In contrast, their systems “offer promising solutions for those applications that require compact and very low-power (submilliwatt) real-time processing with short latencies,” Indiveri said.
He said examples of such applications fall within “the ‘extreme-edge computing’ domain, which require a small amount of artificial intelligence to extract information from live or streaming sensory signals, such as for bio-signal processing in wearable devices, brain-machine interfaces and always-on environmental monitoring.”
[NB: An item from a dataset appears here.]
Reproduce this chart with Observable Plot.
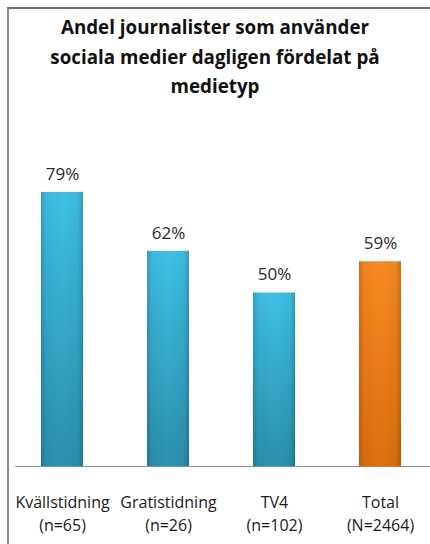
<!DOCTYPE html>
<html>
<head>
<meta charset="utf-8">
<script src="https://cdn.jsdelivr.net/npm/d3@7"></script>
<script src="https://cdn.jsdelivr.net/npm/@observablehq/plot@0.6"></script>
<style>
  html, body { margin: 0; padding: 0; background: #fff; }
  #wrap { position: relative; width: 430px; height: 544px; overflow: hidden; font-family: "Open Sans", sans-serif; }
  #frame { position: absolute; left: 7px; top: 7px; width: 440px; height: 560px; border-top: 2px solid #6f6f6f; border-left: 2px solid #8a8a8a; box-sizing: border-box; }
  #title { position: absolute; left: 0; width: 430px; top: 13px; text-align: center; font-weight: 700; font-size: 18.8px; line-height: 29.5px; color: #111; }
  #chart { position: absolute; left: 0; top: 0; }
</style>
</head>
<body>
<div id="wrap">
  <div id="frame"></div>
  <div id="chart"></div>
  <div id="title">Andel journalister som använder<br>sociala medier dagligen fördelat på<br>medietyp</div>
</div>
<script>
const categories = ["Kvällstidning", "Gratistidning", "TV4", "Total"];
const sampleLabels = ["(n=65)", "(n=26)", "(n=102)", "(N=2464)"];
const values = [79, 62, 50, 59];
const isTotal = [false, false, false, true];

const data = categories.map((c, i) => ({cat: c, n: sampleLabels[i], value: values[i], total: isTotal[i]}));

const plot = Plot.plot({
  width: 430,
  height: 544,
  marginLeft: 15,
  marginRight: 0,
  style: {fontFamily: "'Open Sans', sans-serif", background: "transparent"},
  x: {domain: categories, range: [8, 435], paddingInner: 0.6, paddingOuter: 0.3, axis: null},
  y: {domain: [0, 100], range: [466, 119], axis: null},
  color: {type: "identity"},
  marks: [
    Plot.barY(data, {x: "cat", y: "value", fill: d => d.total ? "url(#gOrange)" : "url(#gBlue)"}),
    Plot.barY(data, {x: "cat", y: "value", fill: () => "url(#gShade)"}),
    Plot.ruleY([0], {stroke: "#8c8c8c", strokeWidth: 1.2}),
    Plot.text(data, {x: "cat", y: "value", text: d => `${d.value}%`, dy: -18, fontSize: 17, fill: "#2a2a2a"}),
    Plot.text(data, {x: "cat", y: 0, text: d => `${d.cat}\n${d.n}`, lineAnchor: "top", dy: 25, fontSize: 16, lineHeight: 1.44, fill: "#1a1a1a"})
  ]
});

const svg = d3.select(plot);
const defs = svg.insert("defs", ":first-child");
function grad(id, top, bottom) {
  const g = defs.append("linearGradient").attr("id", id).attr("x1", 0).attr("y1", 0).attr("x2", 0).attr("y2", 1);
  g.append("stop").attr("offset", "0%").attr("stop-color", top);
  g.append("stop").attr("offset", "100%").attr("stop-color", bottom);
}
grad("gBlue", "#3ec0e6", "#2a91ae");
grad("gOrange", "#f88a20", "#de6f0e");
const sh = defs.append("linearGradient").attr("id", "gShade").attr("x1", 0).attr("y1", 0).attr("x2", 1).attr("y2", 0);
[[0, 0.18], [0.12, 0.04], [0.5, 0], [0.88, 0.04], [1, 0.2]].forEach(([o, a]) =>
  sh.append("stop").attr("offset", o).attr("stop-color", "#000").attr("stop-opacity", a));

document.getElementById("chart").appendChild(plot);
</script>
</body>
</html>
A recipe for creating ideal hybrid memristive-CMOS neuromorphic computing systems
The development of memristive device technologies has reached a level of maturity to enable the design and fabrication of complex and large-scale hybrid memristive-Complementary Metal-Oxide Semiconductor (CMOS) neural processing systems. These systems offer promising solutions for implementing novel in-memory computing architectures for machine learning and data analysis problems. We argue that they are also ideal building blocks for integration in neuromorphic electronic circuits suitable for ultra-low power brain-inspired sensory processing systems, therefore leading to innovative solutions for always-on edge-computing and Internet-of-Things applications. Here, we present a recipe for creating such systems based on design strategies and computing principles inspired by those used in mammalian brains. We enumerate the specifications and properties of memristive devices required to support always-on learning in neuromorphic computing systems and to minimize their power consumption. Finally, we discuss in what cases such neuromorphic systems can complement conventional processing ones and highlight the importance of exploiting the physics of both the memristive devices and the CMOS circuits interfaced to them.